How to show the sum of $\frac1{n^r}$ exists for all $r > 1$?

Question

Possible Duplicate:
Self-Contained Proof that $\sum\limits_{n=1}^{\infty} \frac1{n^p}$ Converges for $p > 1$

How would I go about showing that

$$\sum_{n=1}^{\infty } \frac{1}{n^{r}}$$

exists for all $r>1$?

Answer 1

For $r>1$ the function $\frac{1}{x^r}$ is positive and decreases in the interval $[1, \infty)$ then the series converges since the improper integral from 1 to infinite converges. (You can verify the integral convergence because you can find a primitive of the function).

Answer 2

Here is how you can use the Integral Test.

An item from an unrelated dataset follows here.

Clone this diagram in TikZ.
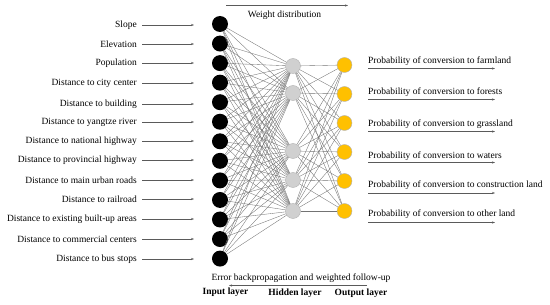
\documentclass[tikz,border=0pt]{standalone}
\usepackage{fontspec}
\setmainfont{Liberation Serif}
\usetikzlibrary{arrows.meta}
\definecolor{gold}{RGB}{255,192,0}
\definecolor{hidgray}{RGB}{208,208,208}
\definecolor{edgegray}{RGB}{115,115,115}
\definecolor{arrgray}{RGB}{90,90,90}
\begin{document}
\begin{tikzpicture}[x=1pt,y=-1pt,
  font=\fontsize{9.5}{11}\selectfont,
  inp/.style={circle,fill=black,minimum size=16pt,inner sep=0pt},
  hid/.style={circle,fill=hidgray,draw=gray!60,line width=0.4pt,minimum size=15pt,inner sep=0pt},
  outn/.style={circle,fill=gold,draw=gray!60,line width=0.4pt,minimum size=15pt,inner sep=0pt},
  conn/.style={edgegray,line width=0.35pt},
  arr/.style={-{Stealth[length=3pt,width=2.2pt]},arrgray,line width=0.5pt},
  inlab/.style={anchor=east,inner sep=0pt},
  outlab/.style={anchor=west,inner sep=0pt},
  layerlab/.style={font=\fontsize{9.5}{11}\selectfont\bfseries,inner sep=0pt}]
\useasboundingbox (0,0) rectangle (550,305);

% input layer nodes
\foreach \i in {1,...,13} {
  \node[inp] (in\i) at (220,{24+(\i-1)*19.55}) {};
}
% hidden layer nodes
\foreach \y [count=\j] in {66,93,151,180,211} {
  \node[hid] (h\j) at (293,\y) {};
}
% output layer nodes
\foreach \y [count=\k] in {65,94,123,152,181,211} {
  \node[outn] (o\k) at (344.5,\y) {};
}

% connections
\foreach \i in {1,...,13} {
  \foreach \j in {1,...,5} {
    \draw[conn] (in\i) -- (h\j);
  }
}
\foreach \j in {1,...,5} {
  \foreach \k in {1,...,6} {
    \draw[conn] (h\j) -- (o\k);
  }
}

% input labels and arrows
\foreach \y/\t [count=\i] in {
  25/Slope,
  44/Elevation,
  63/Population,
  83/Distance to city center,
  104/Distance to building,
  122/Distance to yangtze river,
  141/Distance to national highway,
  160/Distance to provincial highway,
  180/Distance to main urban roads,
  199/Distance to railroad,
  219/Distance to existing built-up areas,
  239/Distance to commercial centers,
  259/Distance to bus stops} {
  \node[inlab] (l\i) at (137,\y) {\t};
  \coordinate (e\i) at (194,\y);
  \draw[arr] ([xshift=5pt]l\i.east) -- (e\i);
}

% output labels and arrows
\foreach \ty/\ay/\t [count=\k] in {
  61/68.5/farmland,
  92/99.5/forests,
  124.5/131.5/grassland,
  156/162.5/waters,
  185.5/193/construction land,
  214.5/222.5/other land} {
  \node[outlab] (p\k) at (368,\ty) {Probability of conversion to \t};
  \coordinate (ps\k) at (368,\ay);
  \coordinate (pe\k) at (495,\ay);
  \draw[arr] (ps\k) -- (pe\k);
}

% weight distribution
\coordinate (w1) at (226,5.5);
\coordinate (w2) at (348,5.5);
\draw[arr] (w1) -- (w2);
\node[inner sep=0pt] (wd) at (284.5,15) {Weight distribution};

% error backpropagation
\node[inner sep=0pt] (eb) at (301,278) {Error backpropagation and weighted follow-up};
\coordinate (b1) at (367,285.5);
\coordinate (b2) at (229,285.5);
\draw[arr] (b1) -- (b2);

% layer labels
\node[layerlab] (il) at (225.5,292.5) {Input layer};
\node[layerlab] (hl) at (295,293.5) {Hidden layer};
\node[layerlab] (ol) at (361,293) {Output layer};
\end{tikzpicture}
\end{document}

Let $f(x) = \frac{1}{x^r}$ and $r > 1$. Note that $f$ is continuous, positive, and decreasing on the interval $[1, \infty)$. Note also that for an integer $n$, you have $f(n) = \frac{1}{n^r}$. So the Integral Test applies. Hence you need to prove that the integral $$\int_1^{\infty} f(x) dx $$ is convergent. You have $$\begin{align}\int_1^{\infty}f(x) dx &= \lim_{N\to \infty}\int_1^{N} x^{-r} dx\\ &= \lim_{N \to \infty} \left[\frac{1}{1-r}x^{1-r}\right]_1^N \\ &= \lim_{N\to \infty} \frac{1}{1-r}\left[\frac{1}{N^{r-1}} - 1\right] \\ &= \frac{1}{r-1}. \end{align} $$ We used here that $r > 1$ so $ r-1 > 0$, and so $$\lim_{N\to \infty} \frac{1}{N^{r-1}} = 0. $$ So the integral is convergent, so by the Integral Test, the series is convergent.